Al final, todo este enorme desarrollo tributario esclaviza especialmente a la clase media trabajadora que a diferencia de otras clases no tiene ninguna opción de reducir su carga impositiva y acaba aportando casi un 50% de su esfuerzo laboral. Si ponemos como ejemplo un trabajador con el salario bruto medio anual en España de 24.000 euros, que son 1.715 euros mensuales en 14 pagas, su empleador sustraerá de su productividad laboral real que asciende a 31.440 euros la cotización a la Seguridad Social a cargo de la empresa que es del 31% (-7.440 euros), la cotización a cargo del trabajador del 6,35% (-1.524 euros). Si además este trabajador no tiene familia a cargo, pagará un IRPF del 14% (-3.360 euros) y de sus consumos medios un IVA promediado al 17% (-1.400 euros), y si, con mucho esfuerzo, consigue comprar un piso de segunda mano y un coche pagará también el impuesto de transmisiones patrimoniales (ITP), el Impuesto de bienes inmuebles (IBI), el impuesto de matriculación, el de circulación, el de hidrocarburos, el de seguros, el eléctrico, y otros que ya no menciono pero que podemos promediar en su conjunto anual en otros -1.500 euros aproximadamente.

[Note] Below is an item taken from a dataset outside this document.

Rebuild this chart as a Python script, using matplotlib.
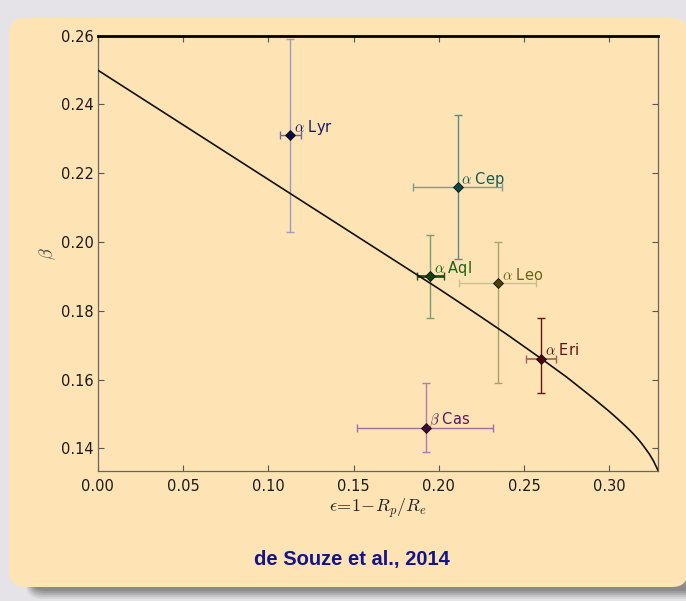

En total, dicho trabajador habrá aportado al sistema público, sin ser plenamente consciente, el 48,4% de su productividad laboral, y, sin embargo, al final de cada año, cuando confirme su declaración de la renta, este trabajador sólo pensará que ha pagado el 14% de su retribución salarial, por lo que como individuo percibirá que le compensa sobradamente el estado del bienestar pues sus beneficios son superiores al coste directo percibido.

Con dicha percepción, el estado se asegura que toda la población está dispuesta a sufragar o incluso incrementar todavía más el estado del bienestar, pues el coste de cualquier beneficio adicional queda disimulado en el sofisticado sistema tributario, aunque, en realidad, este incremento está exprimiendo y extinguiendo a la clase media trabajadora que ya tiene nula capacidad de ahorro y le cuesta incluso llegar a final de mes, por lo que ya algunos optan con cierto sentido por la tendencia de dejar de contribuir al máximo de sus posibilidades y vivir total o parcialmente a costa del estado del bienestar.

Esta misma carga impositiva de casi el 50% es la que tendrán que afrontar ya de inicio los jóvenes que hemos formado en nuestras escuelas o universidades y que deberían incorporarse al mercado laboral en los próximos años, soportando además el peso de una pirámide poblacional invertida y un estado sobreendeudado por sus progenitores, por lo que muchos de ellos, los más libres y mejor preparados, buscarán sin duda nuevos territorios más atractivos donde puedan iniciar sus proyectos personales o familiares en mejores condiciones; y los que no puedan, deambularán en solitario y sin proyecto por todo el territorio nacional buscando las escasas y precarias oportunidades laborales que les ofrezcan empresas intensivas en trabajo poco cualificado, ayudados por sus familiares o subvencionados por un Estado diezmado económicamente, si es que no optan ya directamente por ocupar o apropiarse de los recursos ajenos de sus mayores ante la parsimonia de un Estado agotado y sin rumbo.

Sin jóvenes cualificados que trabajen y aporten no hay futuro posible por lo que nuestra supervivencia como sociedad en un mundo globalizado y sin fronteras dependerá de revertir ya esta dinámica perversa y ofrecer a éstos un territorio atractivo, competitivo y sostenible donde poder desarrollarse dignamente y poder sostener sus familias con un estado de bienestar justo y equilibrado, liderado por políticos cabales y competentes y gestionado por una administración bien dimensionada y eficiente.